Il dies natalis di Chiara

Il ricordo nel sesto anniversario della morte di un amico della fondatrice dei Focolari. Le sue intuizioni hanno oggi un nuovo riscontro nella Chiesa di Francesco
Chiara Lubich

Oggi si celebra la memoria di Chiara. Sono passati sei anni: un tempo breve e allo stesso tempo lunghissimo. Io l’ho visitata al decimo piano del policlinico Gemelli, un mese prima della sua morte. In questo tempo la Chiesa è entrata in un altro orizzonte, quello di papa Francesco. Dove le grandi parole di Chiara hanno trovato come una nuova cittadinanza: la misericordia, l’unità, la fraternità. Parole che rinviano al cuore del Vangelo e che rinviano allo statuto più profondo della vita cristiana, e che le persone di buona volontà domandano per dare speranza alla loro esistenza, spesso contraddetta.

In Medio Oriente, dopo la guerra israelo-libanese, appariva possibile  intraprendere faticosamente un percorso di pace. Oggi c’è la tragedia siriana, dopo la guerra di Libia, ma in queste terre e in tutta la riva Sud del Mediterraneo  le figlie e i figli di Chiara sono instancabili seminatori di pace, di dialogo e incontro. Quasi una vocazione speciale per questa Terra Santa, perché percorsa da Gesù e perchè bagnata da uno scialo di sangue innocente.

Nella grande Asia  il seme del Vangelo sembra trovare nuovamente terra buona. Basti pensare alla signora Aung San Sou Ky, vero angelo della pace nell’intero continente. E il dialogo con la Cina diventa il passaggio più radicale del pontificato di Francesco, che ha scambiato lettere e parole di amicizia con il nuovo presidente cinese. Tappe nuove attendono il dialogo ecumenico, a partire dal prossimo viaggio di Francesco e Bartolomeo in Terra Santa, come memoria di quello che hanno fatto cinquanta anni fa Paolo VI e Athenagoras I.

Per questo Chiara ha dato la vita, dai giorni dei bombardamenti a Trento, fino alla morte, spendendosi senza risparmio,  perchè l’unità del Signore si compisse nella nostra povera storia .Certo molto c’è ancora da compiere, ma si ha l’impressione che una nuova stagione di grazia si stia aprendo, che riguarda non solo le Chiese cristiane ma anche le grandi religioni monoteiste.
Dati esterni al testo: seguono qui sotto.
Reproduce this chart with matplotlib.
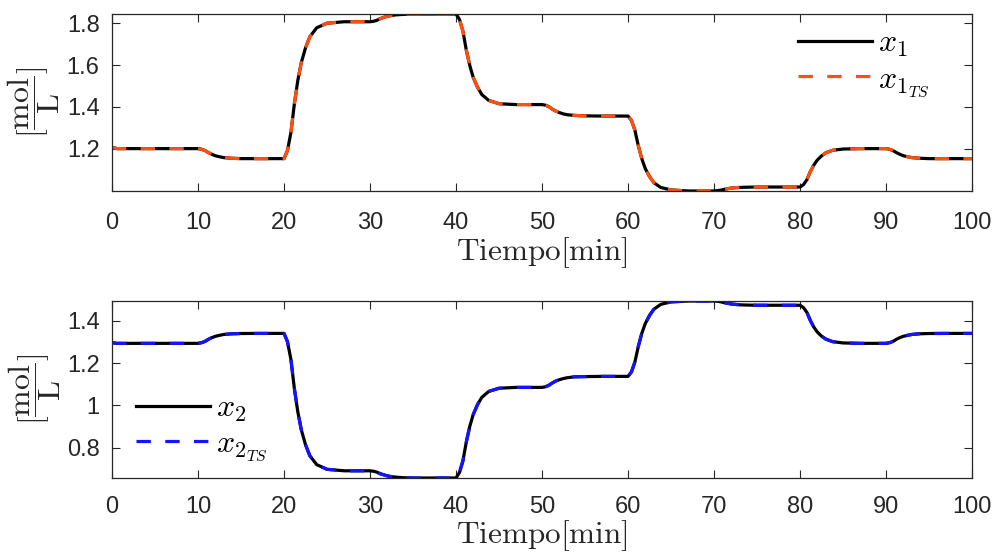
import matplotlib as mpl
mpl.use("Agg")
import matplotlib.pyplot as plt
from matplotlib.ticker import FormatStrFormatter

plt.rcParams['font.family'] = ['Liberation Sans', 'DejaVu Sans']
plt.rcParams['mathtext.fontset'] = 'cm'

# sample times [min] (denser around each set-point change)
t = [0, 0.6,
     10, 10.4, 10.8, 11.2, 11.6, 12.0, 12.5, 13.0, 13.8, 15.0, 17.0,
     20, 20.4, 20.8, 21.2, 21.6, 22.0, 22.5, 23.0, 23.8, 25.0, 27.0,
     30, 30.4, 30.8, 31.2, 31.6, 32.0, 32.5, 33.0, 33.8, 35.0, 37.0,
     40, 40.4, 40.8, 41.2, 41.6, 42.0, 42.5, 43.0, 43.8, 45.0, 47.0,
     50, 50.4, 50.8, 51.2, 51.6, 52.0, 52.5, 53.0, 53.8, 55.0, 57.0,
     60, 60.4, 60.8, 61.2, 61.6, 62.0, 62.5, 63.0, 63.8, 65.0, 67.0,
     70, 70.4, 70.8, 71.2, 71.6, 72.0, 72.5, 73.0, 73.8, 75.0, 77.0,
     80, 80.4, 80.8, 81.2, 81.6, 82.0, 82.5, 83.0, 83.8, 85.0, 87.0,
     90, 90.4, 90.8, 91.2, 91.6, 92.0, 92.5, 93.0, 93.8, 95.0, 97.0,
     100]

x1 = [1.206, 1.200,
      1.200, 1.197, 1.191, 1.181, 1.173, 1.166, 1.161, 1.157, 1.154, 1.152, 1.152,
      1.152, 1.191, 1.277, 1.414, 1.526, 1.611, 1.683, 1.736, 1.779, 1.801, 1.808,
      1.808, 1.810, 1.815, 1.823, 1.829, 1.834, 1.838, 1.841, 1.843, 1.845, 1.845,
      1.845, 1.819, 1.763, 1.671, 1.598, 1.541, 1.494, 1.459, 1.431, 1.415, 1.411,
      1.411, 1.408, 1.401, 1.389, 1.380, 1.373, 1.366, 1.362, 1.359, 1.357, 1.356,
      1.356, 1.335, 1.288, 1.213, 1.152, 1.105, 1.066, 1.037, 1.014, 1.002, 0.997,
      0.997, 0.999, 1.001, 1.005, 1.008, 1.011, 1.013, 1.014, 1.015, 1.016, 1.016,
      1.016, 1.027, 1.051, 1.090, 1.121, 1.145, 1.165, 1.180, 1.192, 1.198, 1.200,
      1.200, 1.197, 1.191, 1.181, 1.173, 1.166, 1.161, 1.157, 1.154, 1.152, 1.152,
      1.152]
x1_ts = list(x1)

x2 = [1.296, 1.293,
      1.293, 1.296, 1.302, 1.312, 1.320, 1.326, 1.331, 1.335, 1.338, 1.3395, 1.340,
      1.340, 1.301, 1.217, 1.080, 0.970, 0.886, 0.814, 0.762, 0.720, 0.698, 0.691,
      0.691, 0.689, 0.6845, 0.677, 0.672, 0.667, 0.6635, 0.661, 0.6585, 0.657, 0.657,
      0.657, 0.683, 0.738, 0.828, 0.901, 0.957, 1.004, 1.038, 1.066, 1.081, 1.085,
      1.085, 1.088, 1.095, 1.106, 1.115, 1.121, 1.127, 1.131, 1.135, 1.136, 1.137,
      1.137, 1.158, 1.205, 1.279, 1.340, 1.386, 1.425, 1.454, 1.477, 1.489, 1.493,
      1.493, 1.492, 1.489, 1.485, 1.482, 1.479, 1.477, 1.475, 1.474, 1.473, 1.473,
      1.473, 1.462, 1.439, 1.401, 1.370, 1.347, 1.327, 1.313, 1.301, 1.295, 1.293,
      1.293, 1.296, 1.302, 1.312, 1.320, 1.326, 1.331, 1.335, 1.338, 1.3395, 1.340,
      1.340]
x2_ts = list(x2)

x_ticks = list(range(0, 101, 10))
y1_ticks = [1.2, 1.4, 1.6, 1.8]
y2_ticks = [0.8, 1.0, 1.2, 1.4]

axcol = '#262626'
fig = plt.figure(figsize=(9.95, 5.56), dpi=100)
ax1 = fig.add_axes([0.1126, 0.6565, 0.8643, 0.3183])
ax2 = fig.add_axes([0.1126, 0.1403, 0.8643, 0.3183])

def style(ax, yt, tpad, xpad):
    ax.set_xlim(0, 100)
    ax.set_xticks(x_ticks)
    ax.set_yticks(yt)
    ax.yaxis.set_major_formatter(FormatStrFormatter('%g'))
    ax.tick_params(direction='in', length=6, width=0.8, colors=axcol,
                   labelsize=17, top=True, right=True)
    ax.tick_params(axis='x', pad=tpad)
    ax.tick_params(axis='y', pad=9)
    for s in ax.spines.values():
        s.set_color(axcol)
        s.set_linewidth(0.9)
    ax.set_xlabel(r'$\mathrm{Tiempo[min]}$', fontsize=22.5, color=axcol, labelpad=xpad)
    ax.set_ylabel(r'$[\dfrac{\mathrm{mol}}{\mathrm{L}}]$', fontsize=23, color=axcol, labelpad=3)

leg_kw = dict(frameon=False, fontsize=23, handlelength=2.3, handletextpad=0.2,
              labelspacing=0.15, borderpad=0, borderaxespad=0)

ax1.plot(t, x1, color='black', lw=2.3, label=r'$x_1$')
ax1.plot(t, x1_ts, color='#FF5010', lw=2.3, ls=(0, (4.5, 4.5)), label=r'$x_{1_{TS}}$')
ax1.set_ylim(min(x1), max(x1))
style(ax1, y1_ticks, 15, 1)
ax1.legend(loc='upper left', bbox_to_anchor=(0.798, 0.915), **leg_kw)

ax2.plot(t, x2, color='black', lw=2.3, label=r'$x_2$')
ax2.plot(t, x2_ts, color='#1414FF', lw=2.3, ls=(0, (4.5, 4.5)), label=r'$x_{2_{TS}}$')
ax2.set_ylim(min(x2), max(x2))
style(ax2, y2_ticks, 13, 0)
ax2.legend(loc='center left', bbox_to_anchor=(0.028, 0.28), **leg_kw)

fig.savefig('out.png', dpi=100)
Davvero una nuova primavera dell’ecumenismo.

Mai come in questa ora sentiamo la forza del perdono, che deve stare al cuore del dialogo interreligioso, dove donne e uomini che vivono nell’ebraismo, nel cristianesimo e nell’Islam sappiano dire con verità l’unica parola che unisce e che ricostruisce un mondo, che sembra lacerarsi senza fine.

Se oggi Chiara vive l’alleluja della patria e i suoi figli e figlie vivono quello della strada, ciò che unisce è il canto di lode a Dio, che permette di vivere sulla frontiera dell’impossibile ,là dove Dio opera sempre, perchè niente è impossibile a Dio.

E su quella frontiera avvengono le parole di Chiara: l’unità, il perdono, la riconciliazione, il dialogo, l’incontro e diventano concretezza storica, possibilità di un mondo più giusto e più umano. E questo accadimento delle parole rinvia all’incontro con i poveri, con i feriti del mondo, con coloro che sono le piaghe e la carne di Cristo, per usare le parole di papa Francesco.

Li ha incontrati nei suoi instancabili viaggi in America latina, piuttosto che in Africa e la grande Asia, ma li ha riconosciuti  nel condividere con loro la sofferenza dei morenti, la sofferenza di Gesù “abbandonato”, come direbbe lei. Davvero Gesù, il povero dei poveri.

I prossimi mesi saranno il tempo delle decisioni, ma il seme gettato sei anni fa continua a produrre molto frutto, ben oltre i desideri e le attese di ciascuno.